N'empêche que cette amie, il lui fait rencontrer Jack l'Éventreur. Ce qui est quand même un peu bizarre, non... Le dramaturge rougit presque, en souriant comme un grand ado de 53 ans...

«J'adore les thrillers. Et j'ai quand même écrit Provincetown Playhouse... où les couteaux volaient plutôt haut, ou bas, au choix. Mais le fait est que, oui, on peut tuer au théâtre alors qu'on ne peut pas même menacer de le faire dans la vraie vie. Cette tension entre la vie et la mort est très riche, très intense, très théâtrale par définition. Et sans faire de psychanalyse, je suis conscient qu'il est presque toujours question d'art et de beauté chaque fois que quelqu'un parle de meurtre dans mes pièces. Vous le verrez d'ailleurs: Jack tient le discours de la beauté.»

Pour le dramaturge, Jack l'Éventreur est un personnage intriguant, presque mythique. Il soulignera que même si on ne connaît pas sa véritable identité, on sait beaucoup de choses sur ce tueur qui fascine toujours l'imagination populaire depuis 1888. Entre autres qu'il s'y connaissait beaucoup en astrologie et que la mise en scène de ses crimes relève souvent de «la création cosmique».

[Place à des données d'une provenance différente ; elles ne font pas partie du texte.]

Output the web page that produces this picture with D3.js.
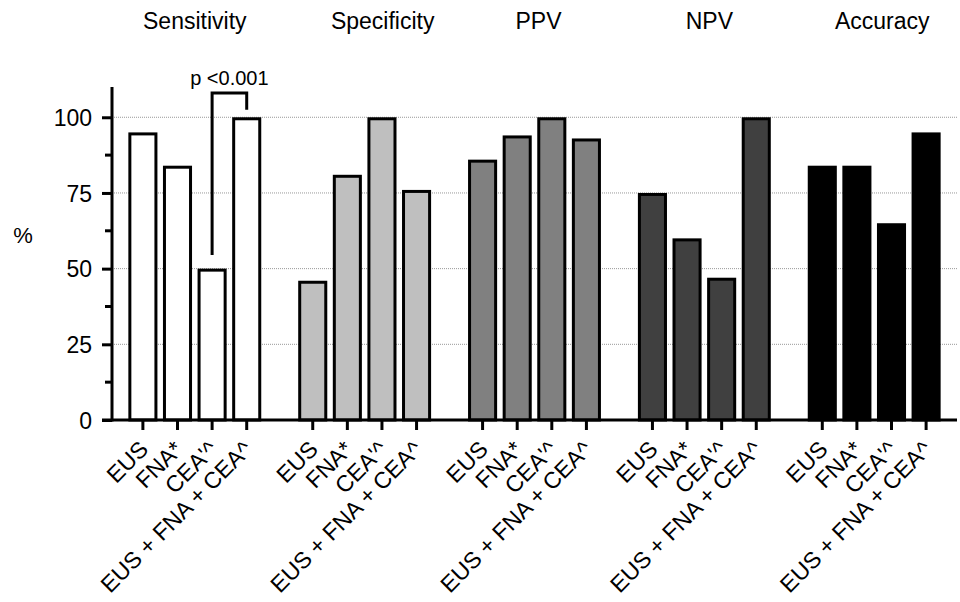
<!DOCTYPE html>
<html>
<head>
<meta charset="utf-8">
<script src="https://cdn.jsdelivr.net/npm/d3@7"></script>
<style>
  body { margin: 0; background: #fff; }
  text { font-family: "Liberation Sans", Arial, sans-serif; fill: #000; }
</style>
</head>
<body>
<svg width="960" height="602"></svg>
<script>
// data (%)
const metrics = ["Sensitivity", "Specificity", "PPV", "NPV", "Accuracy"];
const methods = ["EUS", "FNA*", "CEA'^", "EUS + FNA + CEA^"];
const sensitivity = [95, 84, 50, 100];
const specificity = [46, 81, 100, 76];
const ppv = [86, 94, 100, 93];
const npv = [75, 60, 47, 100];
const accuracy = [84, 84, 65, 95];
const fills = ["#ffffff", "#bfbfbf", "#808080", "#404040", "#000000"];
const yTicks = [0, 25, 50, 75, 100];
const yMinor = [12.5, 37.5, 62.5, 87.5];
// significance bracket: CEA vs combined, sensitivity
const pLabel = "p <0.001";
const bracket = { from: 2, to: 3, leftEnd: 54.5, top: 108, rightEnd: 102.5 };

const series = [sensitivity, specificity, ppv, npv, accuracy];
const rows = [];
metrics.forEach((m, i) => {
    methods.forEach((k, j) => rows.push({ metric: m, method: k, value: series[i][j], g: i }));
});

const svg = d3.select("svg");

const x0 = d3.scaleBand().domain(metrics).range([112, 957])
    .paddingInner(0.185).paddingOuter(0.08);
const x1 = d3.scaleBand().domain(methods).range([0, x0.bandwidth()])
    .paddingInner(0.16).paddingOuter(0.08);
const y = d3.scaleLinear().domain([0, 110]).range([420, 87]);

const left = x0.range()[0], right = x0.range()[1];

// gridlines
svg.append("g")
    .selectAll("line")
    .data(yTicks.filter(d => d > 0))
    .join("line")
    .attr("x1", left).attr("x2", right)
    .attr("y1", d => y(d)).attr("y2", d => y(d))
    .attr("stroke", "#999")
    .attr("stroke-width", 1)
    .attr("stroke-dasharray", "1,1");

// bars (stroke drawn inside the band like the original)
const sw = 3;
svg.append("g")
    .selectAll("rect")
    .data(rows)
    .join("rect")
    .attr("x", d => x0(d.metric) + x1(d.method) + sw / 2)
    .attr("width", x1.bandwidth() - sw)
    .attr("y", d => y(d.value) + sw / 2)
    .attr("height", d => y(0) - y(d.value) - sw / 2)
    .attr("fill", d => fills[d.g])
    .attr("stroke", "#000")
    .attr("stroke-width", sw);

// y axis
const yAxis = svg.append("g").attr("transform", `translate(${left},0)`)
    .call(d3.axisLeft(y).tickValues(yTicks).tickSize(10).tickPadding(10));
yAxis.select(".domain").remove();
yAxis.selectAll(".tick line").attr("stroke-width", 3);
yAxis.selectAll(".tick text").attr("font-size", 23).attr("dy", "0.36em");
svg.append("line")
    .attr("x1", left).attr("x2", left)
    .attr("y1", y(110)).attr("y2", y(0) + 1.5)
    .attr("stroke", "#000").attr("stroke-width", 3);
svg.append("g")
    .selectAll("line")
    .data(yMinor)
    .join("line")
    .attr("x1", left - 7).attr("x2", left)
    .attr("y1", d => y(d)).attr("y2", d => y(d))
    .attr("stroke", "#000").attr("stroke-width", 3);

// x axis
svg.append("line")
    .attr("x1", left - 10).attr("x2", right)
    .attr("y1", y(0)).attr("y2", y(0))
    .attr("stroke", "#000").attr("stroke-width", 3);

const xg = svg.append("g");
metrics.forEach(m => {
    const gg = xg.append("g").attr("transform", `translate(${x0(m)},${y(0)})`);
    gg.call(d3.axisBottom(x1).tickSize(10));
    gg.select(".domain").remove();
    gg.selectAll(".tick line").attr("stroke-width", 3);
    gg.selectAll(".tick text")
        .attr("font-size", 23)
        .attr("text-anchor", "end")
        .attr("x", 0).attr("y", 0)
        .attr("dy", "0.35em")
        .attr("transform", "translate(1,25) rotate(-45)");
});

// group titles
const titleShift = [0, 18, 4, 5, 8];
svg.append("g")
    .selectAll("text")
    .data(metrics)
    .join("text")
    .attr("x", (d, i) => x0(d) + x0.bandwidth() / 2 + titleShift[i])
    .attr("y", 29)
    .attr("text-anchor", "middle")
    .attr("font-size", 23)
    .text(d => d);

// y label
svg.append("text")
    .attr("x", 23).attr("y", 243)
    .attr("text-anchor", "middle")
    .attr("font-size", 22)
    .text("%");

// significance bracket
const bx1 = x0(metrics[0]) + x1(methods[bracket.from]) + x1.bandwidth() / 2;
const bx2 = x0(metrics[0]) + x1(methods[bracket.to]) + x1.bandwidth() / 2;
svg.append("path")
    .attr("d", `M${bx1},${y(bracket.leftEnd)}V${y(bracket.top)}H${bx2}V${y(bracket.rightEnd)}`)
    .attr("fill", "none")
    .attr("stroke", "#000")
    .attr("stroke-width", 3);
svg.append("text")
    .attr("x", (bx1 + bx2) / 2).attr("y", 85)
    .attr("text-anchor", "middle")
    .attr("font-size", 20)
    .text(pLabel);
</script>
</body>
</html>
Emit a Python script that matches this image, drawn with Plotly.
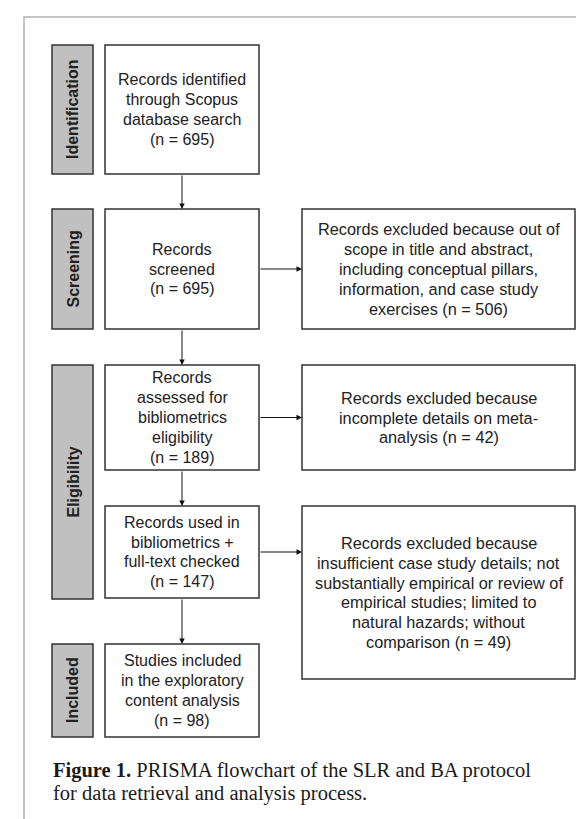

«J'ai évidemment beaucoup lu sur l'époque et sur le personnage, poursuit Chaurette. Et puis, à cause du personnage de la comtesse allemande, je suis retourné du côté de chez Schiller et, plus naturellement encore, du côté du Goethe de Faust et de son pari. À Satan qui est un peu Jack ici... Car la comtesse est elle aussi un personnage démesuré. C'est une femme étonnante, moderne, active, engagée dans tout, dans l'art comme dans l'activisme social. Elle donne des conférences sur les droits des femmes. C'est une revendicatrice, une meneuse: le premier personnage lesbien du théâtre du XIXe siècle. Et c'est une insatisfaite aussi. Elle aspire à plus que la vie ou même la mort ordinaire... Jack l'Éventreur est un personnage à sa mesure. Elle est le genre de femme à penser que tout ce qui lui arrive est de l'ordre du mythologique, du plus grand...» À l'entendre, on voit presque surgir une muse, un personnage démesuré qui n'attendrait que son metteur en scène...

La transition est un peu facile, un peu factice même, mais avouons aussi qu'il est difficile de parler à Normand Chaurette en ne faisant pas allusion à ce lien bien particulier qui le relie à Denis Marleau. «C'est un lien privilégié, clame-t-il d'emblée. J'aime travailler avec Denis parce qu'on se comprend, qu'on est tombé dans la même marmite et que l'on a les mêmes amours au théâtre. Parce qu'on se complète aussi: avec lui, on fonce toujours droit à l'essentiel. Moi, je suis dans l'énergie, dans la "drive" comme on dit: je livre la marchandise. Denis est là pour poser des questions; il me fait préciser ce que je veux dire. C'est un homme d'une totale exigence, un maniaque qui ne lésine absolument sur rien et qui prend toujours tous les moyens nécessaires, quoi qu'ils comportent, pour me permettre de dire ce que je veux dire. Faut-il vous préciser que j'ai en lui une confiance absolue?»